[TASK GOAL]: In the records below, find the line containing "Clone this chart in matplotlib." and the line containing "passed = [9, 42, 37, 42, 78, 100, 106]". Give again exactly those lines and every line between them, omitting the pictures.

[DATASET RECORDS]:
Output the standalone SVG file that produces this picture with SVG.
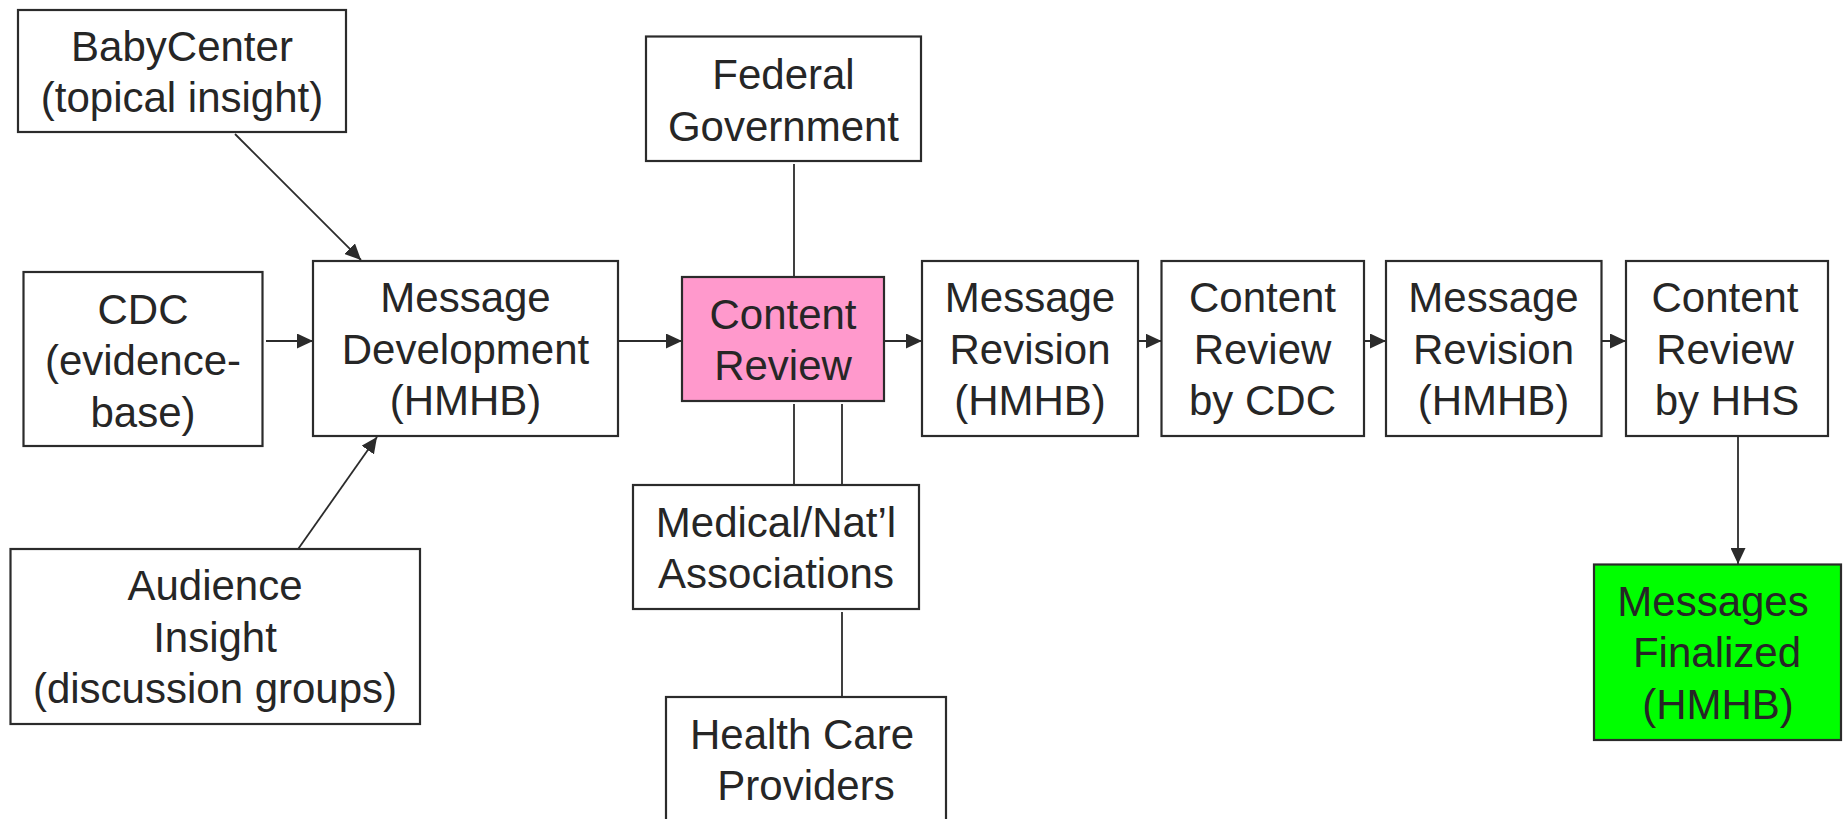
<svg xmlns="http://www.w3.org/2000/svg" width="1845" height="819" viewBox="0 0 1845 819">
<defs>
<marker id="arr" markerUnits="userSpaceOnUse" markerWidth="16" markerHeight="15" refX="16" refY="7.5" orient="auto">
<path d="M0,0 L16,7.5 L0,15 z" fill="#2b2b2b"/>
</marker>
</defs>
<style>
.box{fill:#ffffff;stroke:#2b2b2b;stroke-width:2.2}
.pink{fill:#ff99cc}
.green{fill:#00ff00}
.t{font-family:"Liberation Sans",Arial,sans-serif;font-size:42px;fill:#262626;text-anchor:middle}
.c{stroke:#2b2b2b;stroke-width:1.8;fill:none}
.a{marker-end:url(#arr)}
</style>
<rect width="1845" height="819" fill="#ffffff"/>
<g id="connectors">
<line class="c a" x1="235" y1="134" x2="361" y2="260"/>
<line class="c a" x1="266" y1="341" x2="313" y2="341"/>
<line class="c a" x1="298.5" y1="548.5" x2="377" y2="437"/>
<line class="c a" x1="618" y1="341" x2="682" y2="341"/>
<line class="c a" x1="873" y1="341" x2="922" y2="341"/>
<line class="c a" x1="1129" y1="341" x2="1161.5" y2="341"/>
<line class="c a" x1="1353" y1="341" x2="1386" y2="341"/>
<line class="c a" x1="1593" y1="341" x2="1626" y2="341"/>
<line class="c a" x1="1738" y1="436" x2="1738" y2="564"/>
<line class="c" x1="794" y1="164" x2="794" y2="277"/>
<line class="c" x1="794" y1="404" x2="794" y2="485"/>
<line class="c" x1="842" y1="404" x2="842" y2="485"/>
<line class="c" x1="842" y1="612" x2="842" y2="697"/>
</g>
<g id="babycenter">
<rect class="box" x="18" y="10" width="328" height="122"/>
<text class="t" x="182" y="61">BabyCenter</text>
<text class="t" x="182" y="112">(topical insight)</text>
</g>
<g id="cdc">
<rect class="box" x="23.5" y="272" width="239" height="174"/>
<text class="t" x="143" y="323.5">CDC</text>
<text class="t" x="143" y="375">(evidence-</text>
<text class="t" x="143" y="426.5">base)</text>
</g>
<g id="message-development">
<rect class="box" x="313" y="261" width="305" height="175"/>
<text class="t" x="465.5" y="312">Message</text>
<text class="t" x="465.5" y="363.5">Development</text>
<text class="t" x="465.5" y="415">(HMHB)</text>
</g>
<g id="audience-insight">
<rect class="box" x="10.5" y="549" width="409.5" height="175"/>
<text class="t" x="215" y="600">Audience</text>
<text class="t" x="215" y="651.5">Insight</text>
<text class="t" x="215" y="703">(discussion groups)</text>
</g>
<g id="federal-government">
<rect class="box" x="646" y="36.5" width="275" height="124.5"/>
<text class="t" x="783.5" y="89">Federal</text>
<text class="t" x="783.5" y="140.5">Government</text>
</g>
<g id="content-review">
<rect class="box pink" x="682" y="277" width="202" height="124"/>
<text class="t" x="783" y="328.5">Content</text>
<text class="t" x="783" y="380">Review</text>
</g>
<g id="medical-associations">
<rect class="box" x="633" y="485" width="286" height="124"/>
<text class="t" x="776" y="536.5">Medical/Nat’l</text>
<text class="t" x="776" y="588">Associations</text>
</g>
<g id="health-care-providers">
<rect class="box" x="666" y="697" width="280" height="140"/>
<text class="t" x="802" y="748.5">Health Care</text>
<text class="t" x="806" y="800">Providers</text>
</g>
<g id="message-revision-1">
<rect class="box" x="922" y="261" width="216" height="175"/>
<text class="t" x="1030" y="312">Message</text>
<text class="t" x="1030" y="363.5">Revision</text>
<text class="t" x="1030" y="415">(HMHB)</text>
</g>
<g id="content-review-cdc">
<rect class="box" x="1161.5" y="261" width="202.5" height="175"/>
<text class="t" x="1262.5" y="312">Content</text>
<text class="t" x="1262.5" y="363.5">Review</text>
<text class="t" x="1262.5" y="415">by CDC</text>
</g>
<g id="message-revision-2">
<rect class="box" x="1386" y="261" width="215.5" height="175"/>
<text class="t" x="1493.5" y="312">Message</text>
<text class="t" x="1493.5" y="363.5">Revision</text>
<text class="t" x="1493.5" y="415">(HMHB)</text>
</g>
<g id="content-review-hhs">
<rect class="box" x="1626" y="261" width="202" height="175"/>
<text class="t" x="1725" y="312">Content</text>
<text class="t" x="1725" y="363.5">Review</text>
<text class="t" x="1727" y="415">by HHS</text>
</g>
<g id="messages-finalized">
<rect class="box green" x="1594" y="564.5" width="247" height="175.5"/>
<text class="t" x="1713" y="615.5">Messages</text>
<text class="t" x="1717" y="667">Finalized</text>
<text class="t" x="1718" y="718.5">(HMHB)</text>
</g>
</svg>
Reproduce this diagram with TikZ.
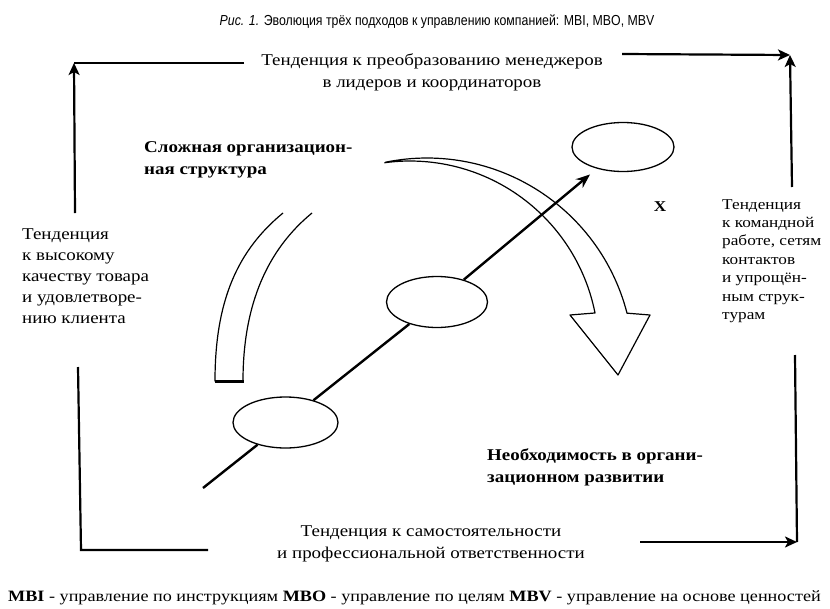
\documentclass[tikz,border=0pt]{standalone}
\usepackage{fontspec}
\setmainfont{Liberation Serif}
\newfontfamily\wserif[FakeStretch=1.15]{Liberation Serif}
\newfontfamily\titlefont[FakeStretch=0.85]{Liberation Sans}
\usetikzlibrary{arrows.meta,shapes.geometric}
\begin{document}
\begin{tikzpicture}[x=1pt,y=-1pt,
  frame/.style={line width=2.2pt},
  farrow/.style={frame,-{Stealth[length=12pt,width=11pt,inset=3pt]}},
  band/.style={line width=1.2pt,line join=round},
  oval/.style={draw,ellipse,line width=1.3pt,fill=white,inner sep=0pt},
  axisline/.style={line width=2.4pt},
  ctext/.style={inner sep=0pt,align=center,font=\wserif\fontsize{16.5}{22.5}\selectfont},
  ltext/.style={inner sep=0pt,align=left,font=\wserif\fontsize{16.5}{21}\selectfont},
  rtext/.style={inner sep=0pt,align=left,font=\wserif\fontsize{15}{18.4}\selectfont},
  btext/.style={inner sep=0pt,align=left,font=\wserif\fontsize{16.5}{22}\selectfont\bfseries}]
\useasboundingbox (0,0) rectangle (830,608);

% title
\node[inner sep=0pt,anchor=base,font=\titlefont\fontsize{14.5}{16}\selectfont] (title) at (437,25)
  {\textit{Рис. 1.} Эволюция трёх подходов к управлению компанией: MBI, MBO, MBV};

% frame texts (base anchor = baseline of last line)
\node[ctext,anchor=base] (toptext) at (432,87.5) {Тенденция к преобразованию менеджеров\\в лидеров и координаторов};
\node[ctext,anchor=base] (bottext) at (431,558.5) {Тенденция к самостоятельности\\и профессиональной ответственности};
\node[ltext,anchor=base west] (lefttext) at (22,323) {Тенденция\\к высокому\\качеству товара\\и удовлетворе-\\нию клиента};
\node[rtext,anchor=base west] (righttext) at (722,319.4) {Тенденция\\к командной\\работе, сетям\\контактов\\и упрощён-\\ным струк-\\турам};

% frame
\coordinate (TL) at (74,63);
\coordinate (TR) at (790,55);
\coordinate (BL) at (81,550);
\coordinate (BR) at (797,542);
\coordinate (t1) at (244,63);
\coordinate (t2) at (622,54);
\coordinate (l1) at (75,213);
\coordinate (l2) at (78,367);
\coordinate (b1) at (208,550);
\coordinate (b2) at (640,542);
\coordinate (r1) at (792,187);
\coordinate (r2) at (795,355);
\draw[frame] (t1) -- (TL);
\draw[farrow] (l1) -- (TL);
\draw[farrow] (t2) -- (TR);
\draw[farrow] (r1) -- (TR);
\draw[frame,line join=miter] (l2) -- (BL) -- (b1);
\draw[farrow] (b2) -- (BR);
\draw[frame] (r2) -- (BR);

% left curved band
\draw[band] (283,213) .. controls (238,250) and (215,300) .. (215,381)
  -- (243,381) .. controls (243,305) and (267,250) .. (312,213);
\draw[line width=3pt] (215,381) -- (244,381);

% big curved arrow
\draw[band] plot[domain=101.7:14.4,samples=60] ({427+206.5*cos(\x)},{364.5-206.5*sin(\x)})
  -- (650,315) -- (618,375) -- (570,315)
  -- plot[domain=11.2:97.8,samples=60] ({410+188.6*cos(\x)},{349.6-188.6*sin(\x)});

% ellipses and axis
\node[oval,minimum width=105pt,minimum height=51pt] (e1) at (285.5,422.5) {};
\node[oval,minimum width=101pt,minimum height=51pt] (e2) at (437,302) {};
\node[oval,minimum width=102pt,minimum height=49pt] (e3) at (623,147) {};
\coordinate (a0) at (203,488);
\draw[axisline] (a0) -- (e1);
\draw[axisline] (e1) -- (e2);
\draw[axisline,-{Stealth[length=14pt,width=11pt]},shorten >=9pt] (e2) -- (e3);

% labels
\node[btext,anchor=base west] (complex) at (144,174) {Сложная организацион-\\ная структура};
\node[btext,anchor=base west] (need) at (487,482) {Необходимость в органи-\\зационном развитии};
\node[inner sep=0pt,font=\wserif\fontsize{15}{18}\selectfont\bfseries] (x) at (660,207) {X};

% footer
\node[inner sep=0pt,anchor=base west,font=\wserif\fontsize{15.8}{18}\selectfont] (footer) at (8,601)
  {\textbf{MBI} - управление по инструкциям \textbf{MBO} - управление по целям \textbf{MBV} - управление на основе ценностей};
\end{tikzpicture}
\end{document}
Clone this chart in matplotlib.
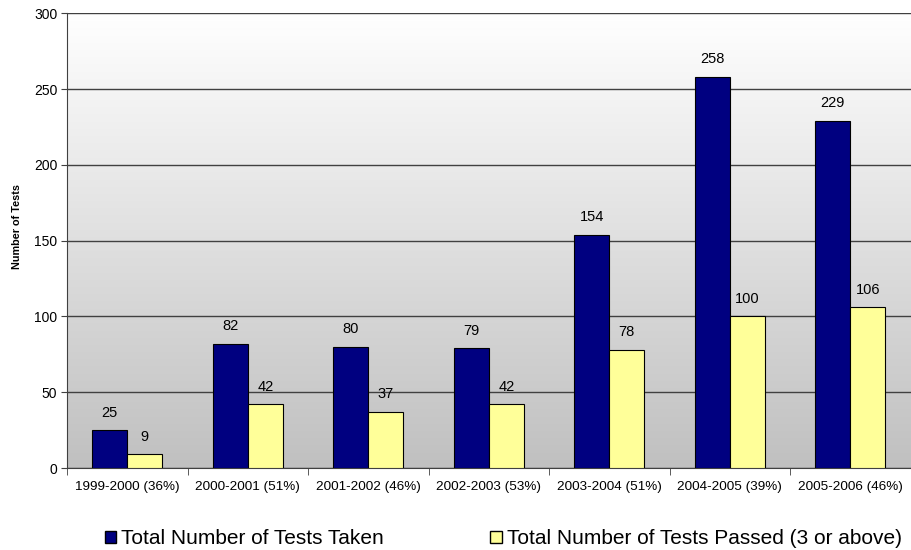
import numpy as np
import matplotlib.pyplot as plt
from matplotlib.patches import Patch
from matplotlib.colors import LinearSegmentedColormap

years = ["1999-2000 (36%)", "2000-2001 (51%)", "2001-2002 (46%)", "2002-2003 (53%)",
         "2003-2004 (51%)", "2004-2005 (39%)", "2005-2006 (46%)"]
taken = [25, 82, 80, 79, 154, 258, 229]
passed = [9, 42, 37, 42, 78, 100, 106]

plt.rcParams.update({
    'font.family': ['Liberation Sans', 'DejaVu Sans'],
    'font.size': 9,
})

fig = plt.figure(figsize=(9.12, 5.5), dpi=100)
ax = fig.add_axes([0.0735, 0.149, 0.925, 0.827])

# gradient background: white at top to grey at bottom
grad = np.linspace(1.0, 0.0, 256).reshape(-1, 1)
ax.imshow(grad, extent=[0, 1, 0, 1], transform=ax.transAxes, aspect='auto',
          cmap=LinearSegmentedColormap.from_list('g', ['#c0c0c0', '#ffffff']), zorder=0)

x = np.arange(len(years))
w = 0.29
ax.bar(x - w / 2, taken, w, color='#000080', edgecolor='black', linewidth=0.8, zorder=3)
ax.bar(x + w / 2, passed, w, color='#ffff99', edgecolor='black', linewidth=0.8, zorder=3)

for xi, v in zip(x - w / 2, taken):
    ax.text(xi, v + 7, str(v), ha='center', va='bottom', fontsize=10.5, zorder=4)
for xi, v in zip(x + w / 2, passed):
    ax.text(xi, v + 7, str(v), ha='center', va='bottom', fontsize=10.5, zorder=4)

ax.set_xlim(-0.5, len(years) - 0.5)
ax.set_ylim(0, 300)
ax.set_yticks(range(0, 301, 50))
ax.yaxis.grid(True, color='#404040', linewidth=1.0, zorder=1)
ax.set_axisbelow(True)

ax.set_xticks(x)
ax.set_xticklabels(years, fontsize=9.7)
ax.tick_params(axis='x', length=0, pad=9)
ax.set_xticks(np.arange(-0.5, len(years), 1.0), minor=True)
ax.tick_params(axis='x', which='minor', length=5, color='#404040')
ax.tick_params(axis='y', length=4, color='#404040', labelsize=10, pad=3)

for s in ['top', 'right']:
    ax.spines[s].set_visible(False)
ax.spines['left'].set_color('#404040')
ax.spines['bottom'].set_color('#404040')

ax.set_ylabel('Number of Tests', fontsize=7.8, fontweight='bold')
ax.yaxis.set_label_coords(-0.053, 0.53)

handles = [Patch(facecolor='#000080', edgecolor='black', label='Total Number of Tests Taken'),
           Patch(facecolor='#ffff99', edgecolor='black', label='Total Number of Tests Passed (3 or above)')]
fig.legend(handles=handles, loc='center', bbox_to_anchor=(0.552, 0.02), ncol=2, frameon=False,
           fontsize=15, handlelength=0.55, handleheight=0.55, handletextpad=0.25, columnspacing=5.1,
           borderpad=0)

plt.savefig('out.png', dpi=100, facecolor='white')
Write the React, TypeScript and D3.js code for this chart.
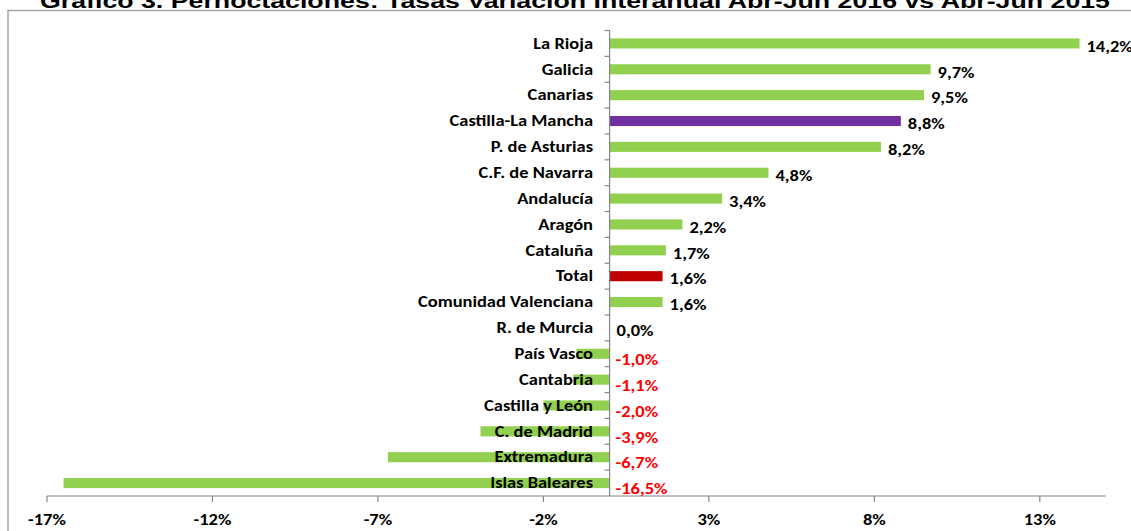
import React from 'react'
import * as d3 from "d3";

const regions = ["La Rioja", "Galicia", "Canarias", "Castilla-La Mancha", "P. de Asturias", "C.F. de Navarra", "Andalucía", "Aragón", "Cataluña", "Total", "Comunidad Valenciana", "R. de Murcia", "País Vasco", "Cantabria", "Castilla y León", "C. de Madrid", "Extremadura", "Islas Baleares"]
const variation = [14.2, 9.7, 9.5, 8.8, 8.2, 4.8, 3.4, 2.2, 1.7, 1.6, 1.6, 0.0, -1.0, -1.1, -2.0, -3.9, -6.7, -16.5]
const tickValues = [-17, -12, -7, -2, 3, 8, 13]
const highlight: Record<string, string> = { "Castilla-La Mancha": "#7030a0", "Total": "#c00000" }
const title = "Gráfico 3. Pernoctaciones: Tasas Variación Interanual Abr-Jun 2016 vs Abr-Jun 2015"

function drawChart(svgRef: React.RefObject<SVGSVGElement>) {
  const width = 1131
  const height = 531
  const font = "Carlito, Calibri, Lato, sans-serif"
  const stretch = 1.23
  const fmt = (v: number) => d3.format(".1f")(v).replace(".", ",").replace("−", "-") + "%"

  const svg = d3.select(svgRef.current)
    .attr("width", width)
    .attr("height", height)
  svg.selectAll("*").remove()

  const x = d3.scaleLinear().domain([-17, 15]).range([47, 1106])
  const y = d3.scaleBand().domain(regions).range([30.5, 496]).paddingInner(0.61).paddingOuter(0.305)
  const band = d3.scaleBand().domain(regions).range([30.5, 496])

  // frame round the chart area
  svg.append("rect")
    .attr("x", 8).attr("y", 10.5)
    .attr("width", width + 20).attr("height", height)
    .attr("fill", "none").attr("stroke", "#a6a6a6").attr("stroke-width", 1.5)

  // title, its top runs off the page as in the original
  svg.append("text")
    .attr("x", 40).attr("y", 7.5)
    .attr("textLength", 1070).attr("lengthAdjust", "spacingAndGlyphs")
    .attr("font-family", "'Liberation Sans', Arial, sans-serif")
    .attr("font-weight", "bold").attr("font-size", 20)
    .text(title)

  // bars
  svg.append("g")
    .selectAll("rect")
    .data(regions)
    .join("rect")
      .attr("x", (d, i) => x(Math.min(0, variation[i])))
      .attr("y", d => y(d)!)
      .attr("width", (d, i) => Math.abs(x(variation[i]) - x(0)))
      .attr("height", y.bandwidth())
      .attr("fill", d => highlight[d] ?? "#92d050")

  // x axis
  const xAxis = svg.append("g").attr("stroke", "#868686").attr("stroke-width", 1.2)
  xAxis.append("line").attr("x1", x(-17)).attr("x2", x(15)).attr("y1", 496).attr("y2", 496)
  xAxis.selectAll("line.tick").data(tickValues).join("line")
    .attr("class", "tick")
    .attr("x1", d => x(d)).attr("x2", d => x(d)).attr("y1", 496).attr("y2", 502)

  svg.append("g")
    .selectAll("text")
    .data(tickValues)
    .join("text")
      .attr("transform", d => `translate(${x(d)},525) scale(${stretch},1)`)
      .attr("text-anchor", "middle")
      .attr("font-family", font).attr("font-weight", "bold").attr("font-size", 15)
      .text(d => d + "%")

  // category axis
  const yAxis = svg.append("g").attr("stroke", "#868686").attr("stroke-width", 1.2)
  yAxis.append("line").attr("x1", x(0)).attr("x2", x(0)).attr("y1", 30.5).attr("y2", 496)
  yAxis.selectAll("line.tick").data(regions).join("line")
    .attr("class", "tick")
    .attr("x1", x(0) - 5).attr("x2", x(0))
    .attr("y1", d => band(d)!).attr("y2", d => band(d)!)

  // category labels
  svg.append("g")
    .selectAll("text")
    .data(regions)
    .join("text")
      .attr("transform", d => `translate(593,${band(d)! + band.bandwidth() / 2}) scale(${stretch},1)`)
      .attr("dy", "0.35em")
      .attr("text-anchor", "end")
      .attr("font-family", font).attr("font-weight", "bold").attr("font-size", 15)
      .text(d => d)

  // value labels
  svg.append("g")
    .selectAll("text")
    .data(regions)
    .join("text")
      .attr("transform", (d, i) => {
        const v = variation[i]
        const cx = v < 0 ? x(0) + 6 : x(v) + 7
        const cy = band(d)! + band.bandwidth() / 2 + (v < 0 ? 6 : 3)
        return `translate(${cx},${cy}) scale(${stretch},1)`
      })
      .attr("dy", "0.35em")
      .attr("font-family", font).attr("font-weight", "bold").attr("font-size", 15)
      .attr("fill", (d, i) => variation[i] < 0 ? "#ff0000" : "#000")
      .text((d, i) => fmt(variation[i]))

  return svg.node()
}

const App: React.FunctionComponent = () => {
  const svg = React.useRef<SVGSVGElement>(null)

  React.useEffect(() => {
    drawChart(svg)
  }, [svg])

  return (
    <div id="chart" style={{ position: "absolute", left: 0, top: 0 }}>
      <svg ref={svg} style={{ display: "block" }} />
    </div>
  )
}

export default App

[EXERCISE OUTPUT]:
Clone this chart in matplotlib.
import numpy as np
import matplotlib.pyplot as plt
from matplotlib.patches import Patch
from matplotlib.colors import LinearSegmentedColormap

years = ["1999-2000 (36%)", "2000-2001 (51%)", "2001-2002 (46%)", "2002-2003 (53%)",
         "2003-2004 (51%)", "2004-2005 (39%)", "2005-2006 (46%)"]
taken = [25, 82, 80, 79, 154, 258, 229]
passed = [9, 42, 37, 42, 78, 100, 106]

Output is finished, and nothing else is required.